Amazon charges their third party merchants a fee to be on the site and takes a percentage of the price of each item sold.  Average sellers fees typically range from 6-15% of the product but can be significantly higher in some cases.  Additionally, they charge to advertise; a company is compelled to place ads because research shows that their sales will fall if they are not in the top of lists for an item.  Amazon is ranked third in advertising revenue behind Google and Facebook.  In fact, around 50% of consumers go straight to Amazon when doing a product search.

In addition to the charges to third party merchants, Amazon has been known to change policies with little, or no, warning and also provide little clarity.  For example, in March 2019 Amazon allowed only household essentials, medical supplies, and high demand items in their warehouses though they failed to clarify these terms, particularly the latter one.  Merchants complained that the items in their stock deemed acceptable appeared arbitrary and also that when the constraints were lifted many items were lost, unpacked, incorrectly counted, and delivered unpredictably.  This could cause merchant ratings to drop and that not only reduces business but runs the risk of having the merchant dropped from the site.

Amazon is facing an  anti-trust suit  from a consumer law firm that alleges price-fixing of their e-books.It is anticipated that a government anti-trust suit against the company is coming soon.

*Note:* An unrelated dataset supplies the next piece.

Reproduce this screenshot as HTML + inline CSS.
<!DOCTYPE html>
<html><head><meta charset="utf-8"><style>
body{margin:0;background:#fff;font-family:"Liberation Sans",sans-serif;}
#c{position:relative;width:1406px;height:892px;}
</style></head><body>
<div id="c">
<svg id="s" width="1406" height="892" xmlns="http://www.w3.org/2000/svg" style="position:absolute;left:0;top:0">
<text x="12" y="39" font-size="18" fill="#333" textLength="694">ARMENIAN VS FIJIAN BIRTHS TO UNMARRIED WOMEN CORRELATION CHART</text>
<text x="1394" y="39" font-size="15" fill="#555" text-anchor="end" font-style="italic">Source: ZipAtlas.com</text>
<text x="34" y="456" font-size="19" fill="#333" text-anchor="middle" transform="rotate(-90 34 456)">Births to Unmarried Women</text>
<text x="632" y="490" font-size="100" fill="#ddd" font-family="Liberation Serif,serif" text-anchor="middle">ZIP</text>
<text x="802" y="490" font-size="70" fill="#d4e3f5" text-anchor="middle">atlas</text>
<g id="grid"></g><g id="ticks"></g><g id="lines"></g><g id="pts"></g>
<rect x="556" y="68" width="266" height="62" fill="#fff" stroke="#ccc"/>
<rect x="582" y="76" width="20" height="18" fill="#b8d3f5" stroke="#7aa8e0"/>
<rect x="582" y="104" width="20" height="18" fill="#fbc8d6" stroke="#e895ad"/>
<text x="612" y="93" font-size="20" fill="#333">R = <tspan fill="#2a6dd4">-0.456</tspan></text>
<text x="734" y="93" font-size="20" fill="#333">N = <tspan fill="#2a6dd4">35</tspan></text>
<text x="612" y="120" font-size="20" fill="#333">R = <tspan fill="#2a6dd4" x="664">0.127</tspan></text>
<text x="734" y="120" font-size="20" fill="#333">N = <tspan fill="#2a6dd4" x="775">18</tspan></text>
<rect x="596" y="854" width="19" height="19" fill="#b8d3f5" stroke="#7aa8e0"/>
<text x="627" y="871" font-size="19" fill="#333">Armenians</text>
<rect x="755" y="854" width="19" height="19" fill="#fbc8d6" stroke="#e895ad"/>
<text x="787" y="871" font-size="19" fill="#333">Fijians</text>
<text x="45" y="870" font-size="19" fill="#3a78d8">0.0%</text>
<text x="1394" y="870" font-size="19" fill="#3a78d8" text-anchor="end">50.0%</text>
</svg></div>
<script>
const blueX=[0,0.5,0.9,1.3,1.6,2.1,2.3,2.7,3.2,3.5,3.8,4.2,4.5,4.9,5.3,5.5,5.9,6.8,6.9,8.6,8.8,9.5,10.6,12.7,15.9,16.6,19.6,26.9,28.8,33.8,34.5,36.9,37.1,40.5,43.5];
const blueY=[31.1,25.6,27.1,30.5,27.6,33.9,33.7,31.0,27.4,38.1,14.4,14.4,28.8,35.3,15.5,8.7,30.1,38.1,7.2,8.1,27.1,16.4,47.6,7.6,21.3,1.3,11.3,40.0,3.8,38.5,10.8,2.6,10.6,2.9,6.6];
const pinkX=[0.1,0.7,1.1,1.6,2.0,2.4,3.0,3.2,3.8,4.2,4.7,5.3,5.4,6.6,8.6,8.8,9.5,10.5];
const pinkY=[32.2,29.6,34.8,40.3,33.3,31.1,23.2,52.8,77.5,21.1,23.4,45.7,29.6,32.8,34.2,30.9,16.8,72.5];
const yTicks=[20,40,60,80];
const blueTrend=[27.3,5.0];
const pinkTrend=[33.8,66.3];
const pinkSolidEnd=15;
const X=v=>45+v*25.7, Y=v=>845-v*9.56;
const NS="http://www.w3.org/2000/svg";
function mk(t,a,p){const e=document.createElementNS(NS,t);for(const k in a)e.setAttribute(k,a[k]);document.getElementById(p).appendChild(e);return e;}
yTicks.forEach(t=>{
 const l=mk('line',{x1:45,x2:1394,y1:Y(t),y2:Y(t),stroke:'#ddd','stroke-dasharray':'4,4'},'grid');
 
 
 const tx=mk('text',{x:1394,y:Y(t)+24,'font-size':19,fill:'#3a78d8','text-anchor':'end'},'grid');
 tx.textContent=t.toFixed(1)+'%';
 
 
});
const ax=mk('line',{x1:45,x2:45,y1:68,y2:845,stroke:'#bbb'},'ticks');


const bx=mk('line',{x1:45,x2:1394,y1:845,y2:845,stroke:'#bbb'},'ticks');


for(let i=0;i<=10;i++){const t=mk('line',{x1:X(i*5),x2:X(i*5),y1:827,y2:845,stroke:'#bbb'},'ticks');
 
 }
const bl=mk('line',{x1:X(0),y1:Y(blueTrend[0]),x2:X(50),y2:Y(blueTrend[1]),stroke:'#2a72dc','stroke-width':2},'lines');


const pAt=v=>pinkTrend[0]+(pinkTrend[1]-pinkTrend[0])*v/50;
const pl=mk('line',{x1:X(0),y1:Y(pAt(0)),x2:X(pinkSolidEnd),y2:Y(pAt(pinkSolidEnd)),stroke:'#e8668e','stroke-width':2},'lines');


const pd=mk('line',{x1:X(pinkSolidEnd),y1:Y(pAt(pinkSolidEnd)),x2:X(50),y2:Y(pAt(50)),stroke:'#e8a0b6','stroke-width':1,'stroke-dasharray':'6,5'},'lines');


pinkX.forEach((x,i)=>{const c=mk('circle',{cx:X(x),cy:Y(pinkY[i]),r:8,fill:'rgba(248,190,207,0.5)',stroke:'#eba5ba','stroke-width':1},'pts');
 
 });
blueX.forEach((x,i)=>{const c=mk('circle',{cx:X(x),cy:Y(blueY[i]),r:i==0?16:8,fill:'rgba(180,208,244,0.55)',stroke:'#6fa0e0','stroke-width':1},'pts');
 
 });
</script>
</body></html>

In addition the Federal Trade Commission has ordered Amazon to pay $61 million in stolen pay.

Some accusations have been made that Amazon uses data showing high demand products to develop a private competing brand.  Amazon has denied these accusations but they were mentioned in the House anti-trust hearings last spring.  Though the practices are difficult, most merchants cannot afford to stay in business if they are eliminated from the Amazon site.  Amazon merchant practices were brought into question in the Judiciary hearings as was their propensity to acquire companies which would compete with them or could promote their activity.  For example, Amazon bought Zoox, a company working on self-driving cars, for 1.2 billion dollars; these cars could eventually be used to deliver the Amazon purchases.

Apple is another company that has made huge profits in the Covid-19 era.  Similarly, revenue for Microsoft was 40 billion dollars and 28 billion for Facebook in the last quarter of 2020.  Apple had sales of 111.4 billion dollars in the past three months of 2020.  Part of this was due to the new Iphone 12 and to the holiday season.  Their profit was up by 29 % for the same period from the previous year in spite of some temporary store closures during the shelter at home periods.  Apple shares soared by 84% in 2020.


The U.S. House Judiciary Committee antitrust subcommittee’s report, on competition in Digital markets suggests that policies regarding these online enterprises may soon be subject to anti-trust and business practice legislation restricting their operations.  Google, Amazon, and to a lesser extent, Facebook were prominent in the report’s narrative.  However, so far it has been difficult to restrict the practices and marketing of these entities.

It has been suggested that the taxation of global digital companies should be harnessed to pay for the pandemic and related expenses.  The state of California has seen a coalition promote a bill to increase the corporate tax from 8.84 % to 9.6 %, that would produce 2 billion dollars a year to go for housing the homeless.  Critics suggest that this legislation would produce a flight of businesses from the state which some analysts believe is already under way.  The Bill, however, would increase the taxes on any company earning over 5 million dollars of profit in the state, regardless of where they are located.  Governor Newsom declined to support an increased tax on the wealthy, which was another strategy promoted by some to alleviate the lack of services and revenue in the state.